I judge the work to have required under a month of modelling and CAD construction. Much of that was probably importing the various parts into one model and simply filling in the gaps between them to make one item out of five. The upshot of that was a much cheaper component and not the work of miracles as it might at first appear.
The impression you get looking back is of expediency and a few key engineers making a statement about what Rover should have been rather than turning out a well-balanced, though sporty car. The MG’s V6 was loud and the suspension biased too much towards the track. While Car admired the ZT’s character they didn’t actually think it was good enough, once you looked past the Union Flag waving. In April 2003 the ZT estate came third to the Ford Mondeo and Subaru Forester in a test of sporty family cars.

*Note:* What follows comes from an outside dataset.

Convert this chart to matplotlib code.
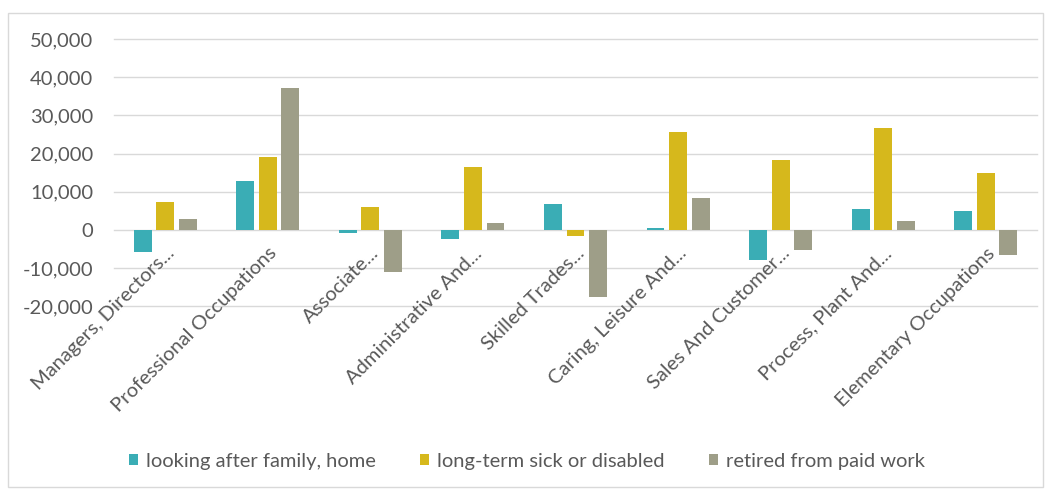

The MG Rover move was not inspired improvisation but rather a distraction.
What else could Rover have done other than to spray paint the 75’s chrome and cost-cut the bumpers? Well, if they had not been hamstrung by the British press’s ingrained hatred of British styling cues, they could have simply offered 75s with a less harsh version of the MG chassis modifications and engine tunes, a harder, sportier 75 minus the crass add-ons. Stupid? No, it works for BMW with their M-range.
Visually there was nothing much wrong with the 75. It looked like a very high quality car and 15 years later still looks rather out-of-time. The paint is astonishingly glossy, the interiors durable. By underlining MG’s sportiness, MG-Rover was in a sense running away from all that was good about the 75. As BMW’s come in a variety of flavours, so could the 75. From cushy to bracing was all possible within the body shell with only a few badges and colour options needed to effect the distinction.
I will turn to the final paragraph of the September 2001 article by Paul Horrell (in Car). It pitted the MG ZT-190 against the BMW 320 SE (with a 2.2 litre straight six). It’s worth reading for its delicious irony: “Something rather odd happens when you line up these cars behind some well-worn national stereotypes. The Savile Row, buttoned-down one with the slightly aloof English reserve? That would be….the BMW, actually.” The mullet-wearing, stein-hoisting extrovert one with the occasionally over-literal sense of humour? More like the MG. The BMW is slightly the better car, as it should be, given the price, but the MG’s character is more immediately engaging, open and warm, and so it makes the BMW feel stand offish.” And now the funny part: “Tough times, then, for the 3-series. Just as the Jaguar X-type begins to gnaw away at the top end Threes, here’s the MG to have a pop at the lower ones. The British motor industry has mounted a two-pronged attack at one of the world’s most iconic cars and blimey, this time you had better take it seriously.”
It would have worked, perhaps, if the British motoring press had been more willing to look at the X-type and 75’s competences rather than focus on the styling. In the end that’s a matter for the public to decide on but too many swallowed the party line that the Rover was too trad and the Jaguar too Mondeo-in-drag.
The underlying discussion is really perhaps about why the British are so uncomfortable with what they do best. When served up at £150,000 in the form of a Bentley Continental or Rolls Royce Silver Seraph the consensus is that Britishness is a wonderful thing. At £22,000 it’s anathema and too redolent of semi-detached houses and Wilton swirly carpets. Which is it?